Five Flavours Film Festival
- Location: Warsaw, Poland
- Founded: 2007
- Language: Polish English
- Website: piecsmakow.pl

= Five Flavours Film Festival =

Polish film festival

Five Flavours Film Festival (Festiwal Filmowy Pięć Smaków) is an annual film festival held in Warsaw, Poland. It is focused on the cinema of Southeast and East Asia. It commenced in 2007 as a Vietnamese film review and later expanded to include films from other Asian nations, to become one of the most important events of its kind in Europe. Among its guests were many revered Asian filmmakers, including Fruit Chan, Noboru Iguchi, Miwa Nishikawa, Pen-Ek Ratanaruang, Pema Tseden and Midi Z. The festival also engages in educational projects, publishes books on Asian film and, since 2017, it has also started acting as a film distribution company, bringing selected Asian films to broader Polish audience.

==New Asian Cinema competition==
===People's Jury Award===
The People's Jury is composed of non-professionals (such as bloggers and film students of all ages) interested in Asian cinema and culture. To participate, the volunteers apply by sending short essays or visual impressions on Asian film. This criterion for jury selection is quite unique among film festivals worldwide. There was no competitive section during the first five editions of the festival (2007–2011), thus, the first prize was awarded in 2012. The 2020 edition was conducted exclusively online due to the COVID-19 pandemic.

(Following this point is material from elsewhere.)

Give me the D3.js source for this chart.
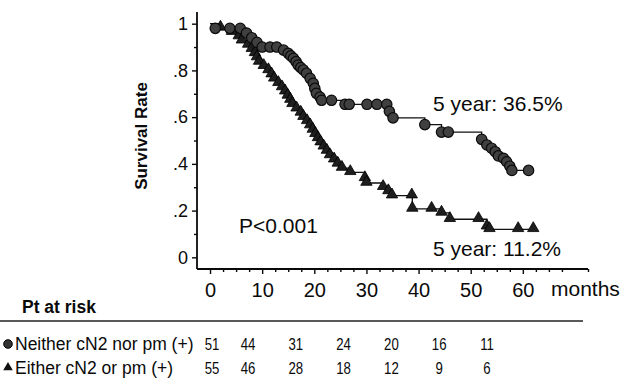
<!DOCTYPE html>
<html>
<head>
<meta charset="utf-8">
<script src="https://d3js.org/d3.v7.min.js"></script>
<style>
  body { margin: 0; background: #fff; }
  svg { display: block; font-family: "Liberation Sans", Arial, sans-serif; }
</style>
</head>
<body>
<div class="chart"></div>
<script>
// Kaplan-Meier steps: [month, survival]
const neitherSteps = [
  [0, 1], [1.0, 0.98], [3.8, 0.98], [5.8, 0.98], [7.0, 0.96], [8.0, 0.94], [9.0, 0.92],
  [10.0, 0.90], [11.5, 0.90], [12.8, 0.90], [14.1, 0.887], [15.0, 0.873], [15.5, 0.862],
  [16.0, 0.852], [16.5, 0.838], [16.9, 0.823], [17.4, 0.812], [17.9, 0.802], [18.5, 0.788],
  [19.2, 0.766], [19.8, 0.745], [20.1, 0.723], [20.4, 0.702], [21.1, 0.686], [21.4, 0.672],
  [23.3, 0.672], [25.9, 0.655], [26.7, 0.655], [30.1, 0.655], [32.0, 0.655], [33.9, 0.655],
  [34.4, 0.625], [35.1, 0.597], [41.2, 0.568], [44.4, 0.536], [45.7, 0.536], [52.1, 0.505],
  [53.1, 0.481], [54.0, 0.467], [54.7, 0.452], [55.3, 0.434], [56.3, 0.424], [56.9, 0.409],
  [57.5, 0.39], [57.9, 0.372], [61.1, 0.372]
];
const eitherSteps = [
  [0, 1], [2.0, 0.982], [4.2, 0.964], [5.5, 0.945], [6.1, 0.927], [7.3, 0.909], [8.0, 0.891],
  [8.6, 0.873], [9.0, 0.855], [9.4, 0.836], [10.3, 0.818], [11.2, 0.80], [11.8, 0.782],
  [12.3, 0.764], [13.1, 0.745], [13.8, 0.727], [14.4, 0.709], [14.9, 0.691], [15.4, 0.673],
  [15.8, 0.655], [16.6, 0.636], [17.4, 0.618], [17.9, 0.60], [18.6, 0.582], [19.2, 0.564],
  [19.7, 0.545], [20.2, 0.527], [20.7, 0.509], [21.2, 0.491], [21.8, 0.473], [22.4, 0.455],
  [23.0, 0.436], [23.8, 0.418], [24.5, 0.40], [25.3, 0.382], [26.9, 0.364], [29.7, 0.338],
  [30.0, 0.318], [33.2, 0.30], [34.2, 0.282], [34.9, 0.264], [38.7, 0.264], [38.8, 0.207],
  [42.5, 0.207], [44.4, 0.19], [46.0, 0.163], [51.5, 0.163], [53.1, 0.131], [53.6, 0.12],
  [59.1, 0.12], [62.0, 0.12]
];

const xTicks = [0, 10, 20, 30, 40, 50, 60];
const yTicks = [0, 0.2, 0.4, 0.6, 0.8, 1];
const yTickLabels = ["0", ".2", ".4", ".6", ".8", "1"];

const riskMonths = [0, 10, 20, 30, 40, 50, 60];
const riskNeither = [51, 44, 31, 24, 20, 16, 11];
const riskEither = [55, 46, 28, 18, 12, 9, 6];
const groupNames = ["Neither cN2 nor pm (+)", "Either cN2 or pm (+)"];

const width = 621, height = 386;
const svg = d3.select(".chart").append("svg")
  .attr("width", width)
  .attr("height", height);

const x = d3.scaleLinear().domain([-2.5, 72.5]).range([197, 588]);
const y = d3.scaleLinear().domain([-0.05, 1.05]).range([269, 12]);

// axes
const xAxis = d3.axisBottom(x).tickValues(xTicks).tickSize(5).tickPadding(9).tickFormat(d3.format("d"));
const xMinor = d3.axisBottom(x).tickValues(d3.range(0, 73, 2.5).filter(d => d % 10 !== 0)).tickSize(3).tickFormat("");
const yAxis = d3.axisLeft(y).tickValues(yTicks).tickSize(5).tickPadding(4).tickFormat((d, i) => yTickLabels[i]);
const yMinor = d3.axisLeft(y).tickValues([0.1, 0.3, 0.5, 0.7, 0.9]).tickSize(3).tickFormat("");

function styleAxis(g, fs) {
  g.select(".domain").attr("stroke", "#0a0a0a").attr("stroke-width", 1.8);
  g.selectAll(".tick line").attr("stroke", "#0a0a0a").attr("stroke-width", 1.4);
  g.selectAll("text").attr("font-size", fs).attr("fill", "#0a0a0a").attr("font-family", "Liberation Sans, Arial, sans-serif");
}

svg.append("g").attr("transform", `translate(0,${y.range()[0]})`).call(xMinor).call(g => styleAxis(g, 0)).select(".domain").remove();
svg.append("g").attr("transform", `translate(${x.range()[0]},0)`).call(yMinor).call(g => styleAxis(g, 0)).select(".domain").remove();
svg.append("g").attr("transform", `translate(0,${y.range()[0]})`).call(xAxis)
  .call(g => styleAxis(g, 20))
  .call(g => g.select(".domain").attr("d", `M${x.range()[0]},0H${x.range()[1]}`));
svg.append("g").attr("transform", `translate(${x.range()[0]},0)`).call(yAxis)
  .call(g => styleAxis(g, 18))
  .call(g => g.select(".domain").attr("d", `M0,${y.range()[0]}V${y.range()[1]}`));

svg.append("text")
  .attr("transform", "translate(147,136) rotate(-90)")
  .attr("text-anchor", "middle")
  .attr("font-size", 17)
  .attr("font-weight", "bold")
  .attr("fill", "#0a0a0a")
  .text("Survival Rate");

svg.append("text").attr("x", 551).attr("y", 296).attr("font-size", 21).attr("fill", "#0a0a0a").text("months");

// curves
const line = d3.line().x(d => x(d[0])).y(d => y(d[1])).curve(d3.curveStepAfter);
[eitherSteps, neitherSteps].forEach(s => {
  svg.append("path").datum(s)
    .attr("fill", "none")
    .attr("stroke", "#111")
    .attr("stroke-width", 1.3)
    .attr("d", line);
});

const tri = d3.symbol().type(d3.symbolTriangle).size(56);
svg.append("g").selectAll("path")
  .data(eitherSteps.slice(1))
  .join("path")
  .attr("transform", d => `translate(${x(d[0])},${y(d[1]) - 1})`)
  .attr("d", tri)
  .attr("fill", "#1e1e1e")
  .attr("stroke", "#000")
  .attr("stroke-width", 0.8);

svg.append("g").selectAll("circle")
  .data(neitherSteps.slice(1))
  .join("circle")
  .attr("cx", d => x(d[0]))
  .attr("cy", d => y(d[1]))
  .attr("r", 5.2)
  .attr("fill", "#404040")
  .attr("stroke", "#0a0a0a")
  .attr("stroke-width", 1.2);

// annotations
svg.append("text").attr("x", 433).attr("y", 111).attr("font-size", 21).attr("fill", "#0a0a0a").text("5 year: 36.5%");
svg.append("text").attr("x", 433).attr("y", 256).attr("font-size", 21).attr("fill", "#0a0a0a").text("5 year: 11.2%");
svg.append("text").attr("x", 239).attr("y", 233).attr("font-size", 21).attr("fill", "#0a0a0a").text("P<0.001");

// at-risk table
svg.append("text").attr("x", 22).attr("y", 313).attr("font-size", 17.5).attr("font-weight", "bold").attr("fill", "#0a0a0a").text("Pt at risk");
svg.append("line").attr("x1", 0).attr("x2", 583).attr("y1", 321).attr("y2", 321).attr("stroke", "#222").attr("stroke-width", 1.6);

const riskX = d3.scaleLinear().domain([10, 60]).range([248, 487]);
const colX = m => (m === 0 ? x(0) + 2 : riskX(m));
const rows = [
  { name: groupNames[0], values: riskNeither, yPos: 350, mark: "circle" },
  { name: groupNames[1], values: riskEither, yPos: 374, mark: "triangle" }
];
rows.forEach(r => {
  if (r.mark === "circle") {
    svg.append("circle").attr("cx", 8).attr("cy", r.yPos - 6).attr("r", 4.3)
      .attr("fill", "#333").attr("stroke", "#000").attr("stroke-width", 1);
  } else {
    svg.append("path").attr("transform", `translate(8,${r.yPos - 6.5})`)
      .attr("d", d3.symbol().type(d3.symbolTriangle).size(40)).attr("fill", "#111");
  }
  svg.append("text").attr("x", 15).attr("y", r.yPos).attr("font-size", 17.5).attr("fill", "#0a0a0a").text(r.name);
  svg.append("g").selectAll("g")
    .data(r.values)
    .join("g")
    .attr("transform", (d, i) => `translate(${colX(riskMonths[i])},${r.yPos}) scale(0.8,1)`)
    .append("text")
    .attr("text-anchor", "middle")
    .attr("font-size", 16.5)
    .attr("fill", "#0a0a0a")
    .text(d => d);
});
</script>
</body>
</html>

| Year | Film | Original title | Director | Country |
|---|---|---|---|---|
| 2012 | P-047 | แต่เพียงผู้เดียว | Kongdej Jaturanrasamee | Thailand |
| 2013 | 36 |  | Nawapol Thamrongrattanarit | Thailand |
| 2014 | Exit | 迴光奏鳴曲 | Chienn Hsiang | Taiwan |
| 2015 | 0.5 mm | 0.5ミリ | Momoko Ando | Japan |
| 2016 | Apocalypse Child |  | Mario Cornejo | Philippines |
| 2017 | Free and Easy | 轻松+愉快 | Geng Jun | Hong Kong |
| 2018 | Die Tomorrow | ดาย ทูมอร์โรว์ | Nawapol Thamrongrattanarit | Thailand |
| 2019 | Balloon | 气球 | Pema Tseden | China |
| 2021 | Spring Tide | 春潮 | Yang Tian-yi | China |
| 2022 | Arnold is a Model Student | อานนเป็นนักเรียนตัวอย่าง | Sorayos Prapapan | Thailand |
| 2023 | A Wild Roomer | 괴인 | Lee Jeong-hong | South Korea |
| 2024 | Monisme |  | Riar Rizaldi | Indonesia |
| 2025 | An Errand |  | Dominic Bekaert | Philippines |

===Netpac Jury Award===
Apart from the People's Jury, there was a separate jury during 2016 and 2017 editions of the festival. It was helmed by the NETPAC organization. Their awards went to Tharlo (Pema Tseden, China) in 2016 and Marlina the Murderer in Four Acts (Mouly Surya, Indonesia) in 2017.